Weird SOTI Thing I Ran Into
I’m really scouring the Sagas of the Icelanders rulebook in a way I hadn’t before, looking to fill in where I didn’t really pay much attention to long-term play stuff. And I ran into the passage I’ve clipped to this post.
Now…an experienced player did a great job of clueing me in on how to use the Norns’ bonds they can hold with the characters: get the players to answer honest questions via Look Into Their Heart and then act on it. Neat, I dig it.

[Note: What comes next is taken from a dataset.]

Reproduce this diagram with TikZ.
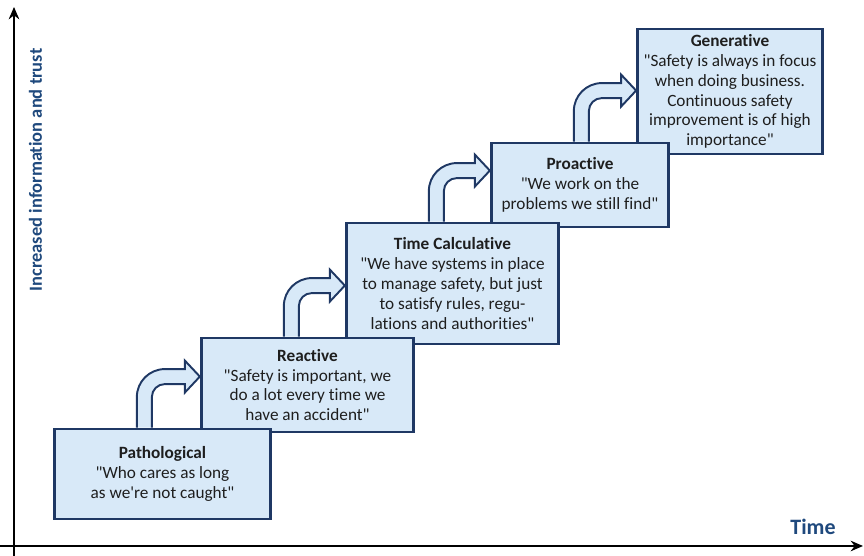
\documentclass[tikz,border=0pt]{standalone}
\usepackage{fontspec}
\setmainfont{Carlito}[Ligatures={TeXOff,NoCommon}]
\usetikzlibrary{arrows.meta,calc}

\definecolor{navy}{HTML}{1F3864}
\definecolor{paleblue}{HTML}{D8E9F8}
\definecolor{labelblue}{HTML}{1F497D}
\definecolor{bodytext}{HTML}{1E1E1E}

% bent block arrow from the top of one stage to the left side of the next
\newcommand{\stairlink}[2]{%
  \coordinate (a1) at ($(#1.north west)+(1.68,0)$);
  \coordinate (a2) at ($(a1)+(0.3,0)$);
  \coordinate (tip) at ($(#2.west |- #1.north)+(0,1.02)$);
  \filldraw[stairarrow] (a1) -- ($(a1 |- tip)+(0,-0.41)$)
    arc[start angle=180,end angle=90,radius=0.56]
    -- ($(tip)+(-0.3,0.15)$) -- ($(tip)+(-0.3,0.32)$) -- (tip)
    -- ($(tip)+(-0.3,-0.32)$) -- ($(tip)+(-0.3,-0.15)$)
    -- ($(a2 |- tip)+(0.26,-0.15)$)
    arc[start angle=90,end angle=180,radius=0.26] -- (a2);
}

\begin{document}
\begin{tikzpicture}[
  stage/.style={draw=navy,line width=1.6pt,fill=paleblue,align=center,
    text=bodytext,inner sep=2pt,font=\fontsize{9.8}{11.3}\selectfont},
  stairarrow/.style={draw=navy,line width=1.1pt,fill=paleblue,line join=miter},
  axis/.style={-{Stealth[length=7pt,width=6pt]},line width=1.1pt,black},
  axislabel/.style={text=labelblue,font=\bfseries}
]
\useasboundingbox (0,0) rectangle (17.28,11.12);

\node[stage,minimum width=3.7cm,minimum height=2.5cm] (generative) at (14.6,9.29)
  {\textbf{Generative}\\"Safety is always in focus\\when doing business.\\Continuous safety\\improvement is of high\\importance"};
\node[stage,minimum width=3.55cm,minimum height=1.68cm] (proactive) at (11.6,7.42)
  {\textbf{Proactive}\\"We work on the\\problems we still find"};
\node[stage,minimum width=4.25cm,minimum height=2.42cm] (timecalc) at (9.05,5.45)
  {\textbf{Time Calculative}\\"We have systems in place\\to manage safety, but just\\to satisfy rules, regu-\\lations and authorities"};
\node[stage,minimum width=4.25cm,minimum height=1.88cm] (reactive) at (6.15,3.42)
  {\textbf{Reactive}\\"Safety is important, we\\do a lot every time we\\have an accident"};
\node[stage,minimum width=4.33cm,minimum height=1.8cm] (patho) at (3.25,1.64)
  {\textbf{Pathological}\\"Who cares as long\\as we're not caught"};

\stairlink{patho}{reactive}
\stairlink{reactive}{timecalc}
\stairlink{timecalc}{proactive}
\stairlink{proactive}{generative}

\coordinate (ybot) at (0.28,0);
\coordinate (ytop) at (0.28,10.98);
\coordinate (xleft) at (0,0.2);
\coordinate (xright) at (17.26,0.2);
\draw[axis] (ybot) -- (ytop);
\draw[axis] (xleft) -- (xright);
\node[axislabel,rotate=90,font=\bfseries\fontsize{10.5}{12}\selectfont] (ylabel) at (0.71,7.72)
  {Increased information and trust};
\node[axislabel,font=\bfseries\fontsize{12.5}{14}\selectfont] (xlabel) at (16.26,0.58) {Time};
\end{tikzpicture}
\end{document}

Kind of wish there were other RAW moves that allowed for Bond use (beyond help/hinder) and I’m contemplating custom bond-using moves, mostly to give the Norns more ways to spend them.
But what I hadn’t noticed is that NPCs can also have bonds on the PCs. Interesting! Very interesting. I mean it’s still the GM spending those bonds, but when Fura the Seiðkona, an NPC, looks into a PC’s heart with her bond, I assume the effect is basically the same, yeah? An honest answer from the player? That seems like it radically loosens up the bond economy for the GM. I assume also that whatever actions are taken on that information are taken by that NPC, so it’s a bit more constrained than, you know, reality itself conforming to your answers.
I assume, then, that NPCs can also give meaningful gifts and generate more bonds?
Which brings me to the possibility of the Norns themselves providing gifts to PCs? And gaining bonds with them? Kind of blows my mind but it seems neither RAW-illegal nor off-tone. So I think maybe Imma make that happen.
On the broader topic: I confess I get kind of a thrill when I discover mechanical implications like this. It’s almost “emergent” but it kind of isn’t either. It’s just a legal play that’s cool and doesn’t break the game. I feel like these sorts of discoveries are only available to me when I’m wearing my rules-evaluation hat. I know many players don’t actually own that hat.
I know some of that thrill comes from the bad old days of tearing apart games to “beat” them. You know, piece together some set of powers in Exalted to achieve infinite attacks or something. So I’m constantly checking myself, too, for tonal okay-ness when I start thinking through rules implications. There’s always a kind of dark cloud hanging over the thrill. I guess that’s what they call a guilty pleasure.